To process a directory with multiple source files, I would proceed as follows. First make three temporary directories, /tmp/original, /tmp/normal, /tmp/clean, and copy my source files into /tmp/original. Then, using a BASH shell, and inputting the command all on one long line,

rob@lava:/tmp/original$ for f in *.xml; do xsltproc -o ../normal/$f -stringparam fix normalize
/home/rob/mathbook/xsl/utilities/fix-deprecations.xsl $f; done

This will loop over every XML file in the current working directory, /tmp/original, running the normalization conversion on each file, with the output files using the same filename, but now being placed in the /tmp/normal directory. If you change to the /tmp directory, then you can compare the results.
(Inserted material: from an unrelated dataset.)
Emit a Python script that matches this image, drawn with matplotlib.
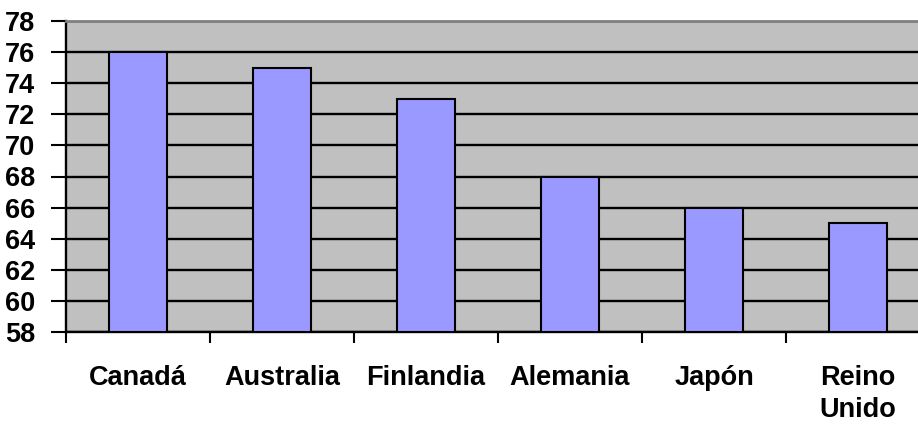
import matplotlib
matplotlib.use('Agg')
import matplotlib.pyplot as plt
import numpy as np

countries = ['Canadá', 'Australia', 'Finlandia', 'Alemania', 'Japón', 'Reino\nUnido']
values = [76, 75, 73, 68, 66, 65]
yticks = list(range(58, 79, 2))

plt.rcParams['font.family'] = ['Liberation Sans', 'DejaVu Sans']
plt.rcParams['font.weight'] = 'bold'

fig = plt.figure(figsize=(9.18, 4.24), dpi=100)
ax = fig.add_axes([66 / 918, 92 / 424, 864 / 918, 311 / 424])
ax.set_facecolor('#C0C0C0')

x = np.arange(len(countries))
ax.bar(x, [v - 58 for v in values], bottom=58, width=0.40,
       color='#9999FF', edgecolor='black', linewidth=1.5, zorder=3)

ax.set_xlim(-0.5, len(countries) - 0.5)
ax.set_ylim(58, 78)
ax.set_yticks(yticks)
ax.set_yticklabels([str(t) for t in yticks], fontsize=19.5, fontweight='bold')
ax.yaxis.grid(True, color='black', linewidth=1.7, zorder=1)
ax.set_axisbelow(True)

# category boundaries as major ticks, names on minor ticks at centers
ax.set_xticks(np.arange(-0.5, len(countries)))
ax.set_xticklabels([])
ax.set_xticks(x, minor=True)
ax.set_xticklabels(countries, minor=True, fontsize=19.5, fontweight='bold', linespacing=1.3)
ax.tick_params(axis='x', which='minor', length=0, pad=24)
ax.tick_params(axis='x', which='major', length=8, width=1.5, direction='out')
ax.tick_params(axis='y', length=11, width=1.5, pad=11)

for s in ['left', 'bottom']:
    ax.spines[s].set_linewidth(1.7)
    ax.spines[s].set_color('black')
ax.spines['top'].set_color('#808080')
ax.spines['top'].set_linewidth(2)
ax.spines['right'].set_visible(False)

fig.savefig('out.png', dpi=100)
I like to use the diff utility provided by git.

rob@lava:/tmp$ git diff original normal

Or, try this for a view that might be more informative.

rob@lava:/tmp$ git diff --word-diff original normal

You may only do the above once, on your first use of this conversion stylesheet. You will see how your style of authoring XML will undergo some minor changes. We can repeat the above to actual make the changes necessary due to PreTeXt deprecations. Make /tmp/normal the working directory.

rob@lava:/tmp/normal$ for f in *.xml; do xsltproc -o ../clean/$f -stringparam fix all
/home/rob/mathbook/xsl/utilities/fix-deprecations.xsl $f; done

And as above, you can now compare the normal and clean directories to see actual changes. If you are satisfied with the changes, you can copy the files in the clean directory back onto your source files. If you are using revision-control (you are, aren't you?) then you can make a commit that holds these changes (Appendix E). Or maybe even make two commits, one from the normalization step, and a second with the substantive changes.